┌────────

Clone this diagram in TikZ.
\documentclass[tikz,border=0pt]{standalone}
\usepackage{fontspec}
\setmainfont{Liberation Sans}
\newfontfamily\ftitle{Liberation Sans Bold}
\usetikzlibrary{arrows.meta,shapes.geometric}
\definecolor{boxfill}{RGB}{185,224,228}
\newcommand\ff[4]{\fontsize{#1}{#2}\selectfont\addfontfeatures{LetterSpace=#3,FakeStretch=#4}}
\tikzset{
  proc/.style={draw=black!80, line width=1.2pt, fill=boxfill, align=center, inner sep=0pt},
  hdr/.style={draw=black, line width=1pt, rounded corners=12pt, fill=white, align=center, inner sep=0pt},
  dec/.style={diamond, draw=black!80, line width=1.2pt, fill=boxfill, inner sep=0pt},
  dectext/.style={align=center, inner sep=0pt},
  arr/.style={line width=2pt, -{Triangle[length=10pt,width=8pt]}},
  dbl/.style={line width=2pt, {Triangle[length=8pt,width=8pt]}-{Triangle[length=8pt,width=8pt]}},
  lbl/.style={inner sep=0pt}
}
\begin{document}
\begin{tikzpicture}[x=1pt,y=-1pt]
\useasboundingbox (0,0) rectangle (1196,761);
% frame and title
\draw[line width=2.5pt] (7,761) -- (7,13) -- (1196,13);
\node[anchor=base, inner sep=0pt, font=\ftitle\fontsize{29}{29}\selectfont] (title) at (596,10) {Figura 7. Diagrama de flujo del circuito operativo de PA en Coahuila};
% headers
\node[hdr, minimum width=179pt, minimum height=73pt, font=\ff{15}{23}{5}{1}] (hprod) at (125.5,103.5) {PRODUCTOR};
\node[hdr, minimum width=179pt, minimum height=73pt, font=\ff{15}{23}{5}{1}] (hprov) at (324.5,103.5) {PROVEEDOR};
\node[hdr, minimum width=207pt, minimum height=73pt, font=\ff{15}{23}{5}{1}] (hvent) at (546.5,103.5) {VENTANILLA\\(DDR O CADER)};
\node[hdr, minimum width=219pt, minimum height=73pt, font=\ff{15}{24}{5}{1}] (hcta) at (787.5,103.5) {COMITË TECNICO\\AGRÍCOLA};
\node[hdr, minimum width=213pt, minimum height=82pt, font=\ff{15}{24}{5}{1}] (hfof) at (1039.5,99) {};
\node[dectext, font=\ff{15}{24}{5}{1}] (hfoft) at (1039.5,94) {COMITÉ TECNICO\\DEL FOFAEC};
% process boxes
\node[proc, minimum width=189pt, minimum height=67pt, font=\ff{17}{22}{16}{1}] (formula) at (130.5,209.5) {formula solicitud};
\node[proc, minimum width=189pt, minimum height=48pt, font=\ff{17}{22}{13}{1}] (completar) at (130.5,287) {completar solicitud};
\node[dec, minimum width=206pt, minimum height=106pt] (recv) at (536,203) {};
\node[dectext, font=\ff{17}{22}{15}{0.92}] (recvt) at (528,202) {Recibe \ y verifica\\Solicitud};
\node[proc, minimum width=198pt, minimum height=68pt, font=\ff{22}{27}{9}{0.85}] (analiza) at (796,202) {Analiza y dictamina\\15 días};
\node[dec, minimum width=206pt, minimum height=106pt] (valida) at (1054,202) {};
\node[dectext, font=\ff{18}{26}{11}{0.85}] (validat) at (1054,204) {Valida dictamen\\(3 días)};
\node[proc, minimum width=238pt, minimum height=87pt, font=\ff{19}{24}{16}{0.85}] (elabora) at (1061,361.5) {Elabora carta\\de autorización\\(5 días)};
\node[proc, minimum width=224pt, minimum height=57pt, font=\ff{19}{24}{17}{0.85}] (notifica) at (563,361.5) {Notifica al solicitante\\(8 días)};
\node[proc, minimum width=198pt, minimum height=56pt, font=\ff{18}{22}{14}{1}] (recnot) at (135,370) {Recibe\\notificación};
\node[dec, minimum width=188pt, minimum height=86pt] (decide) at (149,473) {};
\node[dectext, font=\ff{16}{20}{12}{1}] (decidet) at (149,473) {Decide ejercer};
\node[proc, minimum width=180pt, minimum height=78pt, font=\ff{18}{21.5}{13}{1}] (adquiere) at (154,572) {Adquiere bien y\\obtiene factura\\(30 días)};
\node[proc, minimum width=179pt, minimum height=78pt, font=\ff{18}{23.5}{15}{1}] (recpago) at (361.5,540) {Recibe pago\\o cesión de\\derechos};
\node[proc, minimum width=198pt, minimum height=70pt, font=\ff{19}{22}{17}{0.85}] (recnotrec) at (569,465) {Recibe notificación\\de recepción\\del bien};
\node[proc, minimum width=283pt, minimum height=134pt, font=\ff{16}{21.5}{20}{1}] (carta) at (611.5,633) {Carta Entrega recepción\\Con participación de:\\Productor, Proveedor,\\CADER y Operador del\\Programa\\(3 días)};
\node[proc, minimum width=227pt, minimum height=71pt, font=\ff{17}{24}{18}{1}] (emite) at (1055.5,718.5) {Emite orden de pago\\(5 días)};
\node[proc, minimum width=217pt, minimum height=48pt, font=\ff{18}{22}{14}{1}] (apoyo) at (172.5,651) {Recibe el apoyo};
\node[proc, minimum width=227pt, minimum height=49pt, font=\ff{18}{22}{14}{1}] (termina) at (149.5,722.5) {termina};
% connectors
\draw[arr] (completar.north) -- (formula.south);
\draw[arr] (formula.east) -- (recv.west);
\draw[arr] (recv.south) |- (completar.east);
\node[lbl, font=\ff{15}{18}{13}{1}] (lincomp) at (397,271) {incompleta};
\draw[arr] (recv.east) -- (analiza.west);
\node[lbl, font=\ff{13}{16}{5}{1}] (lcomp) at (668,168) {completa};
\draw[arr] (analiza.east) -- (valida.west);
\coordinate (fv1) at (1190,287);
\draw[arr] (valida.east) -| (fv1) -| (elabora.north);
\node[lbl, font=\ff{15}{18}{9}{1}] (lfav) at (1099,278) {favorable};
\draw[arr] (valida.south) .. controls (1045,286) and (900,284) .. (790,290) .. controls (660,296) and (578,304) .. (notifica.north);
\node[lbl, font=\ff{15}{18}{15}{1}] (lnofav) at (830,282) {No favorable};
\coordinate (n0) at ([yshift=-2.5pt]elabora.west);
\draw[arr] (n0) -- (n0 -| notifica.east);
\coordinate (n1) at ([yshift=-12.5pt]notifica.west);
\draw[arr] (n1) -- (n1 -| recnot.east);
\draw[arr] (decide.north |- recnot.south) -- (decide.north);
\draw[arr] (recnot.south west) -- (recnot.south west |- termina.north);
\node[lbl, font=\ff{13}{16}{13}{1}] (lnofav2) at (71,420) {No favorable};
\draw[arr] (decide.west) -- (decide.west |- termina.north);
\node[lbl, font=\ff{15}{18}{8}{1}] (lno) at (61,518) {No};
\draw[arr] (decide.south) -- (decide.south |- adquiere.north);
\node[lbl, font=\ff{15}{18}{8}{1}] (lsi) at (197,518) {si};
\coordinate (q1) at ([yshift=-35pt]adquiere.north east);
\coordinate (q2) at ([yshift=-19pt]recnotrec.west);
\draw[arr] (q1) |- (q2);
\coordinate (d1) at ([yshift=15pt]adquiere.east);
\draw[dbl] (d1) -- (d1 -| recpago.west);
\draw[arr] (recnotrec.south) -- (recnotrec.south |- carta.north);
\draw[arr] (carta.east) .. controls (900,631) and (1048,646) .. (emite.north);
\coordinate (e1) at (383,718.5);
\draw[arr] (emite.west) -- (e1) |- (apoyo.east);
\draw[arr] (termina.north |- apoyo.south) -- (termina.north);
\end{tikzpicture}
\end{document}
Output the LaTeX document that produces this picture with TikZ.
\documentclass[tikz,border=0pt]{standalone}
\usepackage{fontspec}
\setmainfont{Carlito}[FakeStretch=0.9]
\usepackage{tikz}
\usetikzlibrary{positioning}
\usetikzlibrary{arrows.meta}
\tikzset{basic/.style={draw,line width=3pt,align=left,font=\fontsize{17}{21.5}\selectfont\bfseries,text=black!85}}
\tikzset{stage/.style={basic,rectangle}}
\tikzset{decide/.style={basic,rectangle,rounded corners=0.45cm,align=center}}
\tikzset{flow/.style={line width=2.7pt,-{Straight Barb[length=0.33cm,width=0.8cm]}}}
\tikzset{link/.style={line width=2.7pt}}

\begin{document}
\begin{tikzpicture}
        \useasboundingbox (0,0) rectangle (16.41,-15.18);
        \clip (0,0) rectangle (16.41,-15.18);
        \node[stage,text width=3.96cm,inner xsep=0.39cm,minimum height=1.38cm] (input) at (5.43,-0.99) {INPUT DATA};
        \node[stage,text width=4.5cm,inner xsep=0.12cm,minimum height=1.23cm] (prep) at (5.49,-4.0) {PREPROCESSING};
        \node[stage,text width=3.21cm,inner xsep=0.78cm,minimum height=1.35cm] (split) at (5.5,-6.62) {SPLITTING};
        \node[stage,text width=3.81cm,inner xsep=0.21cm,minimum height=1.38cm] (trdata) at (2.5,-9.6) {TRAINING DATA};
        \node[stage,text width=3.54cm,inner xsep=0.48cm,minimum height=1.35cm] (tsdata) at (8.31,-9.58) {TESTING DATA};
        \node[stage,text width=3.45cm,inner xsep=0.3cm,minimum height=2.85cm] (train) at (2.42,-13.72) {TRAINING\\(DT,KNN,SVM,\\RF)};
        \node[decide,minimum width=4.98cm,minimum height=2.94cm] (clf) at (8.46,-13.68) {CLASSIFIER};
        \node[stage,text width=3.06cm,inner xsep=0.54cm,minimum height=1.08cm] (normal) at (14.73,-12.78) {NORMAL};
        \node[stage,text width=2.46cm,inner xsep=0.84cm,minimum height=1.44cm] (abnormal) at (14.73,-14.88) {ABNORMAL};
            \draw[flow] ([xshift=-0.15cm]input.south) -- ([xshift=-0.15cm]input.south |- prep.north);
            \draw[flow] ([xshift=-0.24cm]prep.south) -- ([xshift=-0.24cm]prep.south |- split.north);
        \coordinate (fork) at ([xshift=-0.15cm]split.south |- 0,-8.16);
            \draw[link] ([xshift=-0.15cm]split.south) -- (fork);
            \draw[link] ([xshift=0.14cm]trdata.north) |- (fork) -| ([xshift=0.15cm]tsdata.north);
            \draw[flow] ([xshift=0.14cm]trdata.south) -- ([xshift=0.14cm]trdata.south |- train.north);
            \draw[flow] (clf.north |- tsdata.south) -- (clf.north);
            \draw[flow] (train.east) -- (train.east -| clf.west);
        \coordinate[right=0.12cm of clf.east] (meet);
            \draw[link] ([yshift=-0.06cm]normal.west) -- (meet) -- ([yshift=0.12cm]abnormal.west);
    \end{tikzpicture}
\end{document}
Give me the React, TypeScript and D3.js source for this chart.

└────────

**EXERCISE DIRECTIONS**
Locate the string "this" in the listing above and copy every line where it occurs.

**TASK RESULT**
Clone this diagram in TikZ.
Output the LaTeX document that produces this picture with TikZ.
Give me the React, TypeScript and D3.js source for this chart.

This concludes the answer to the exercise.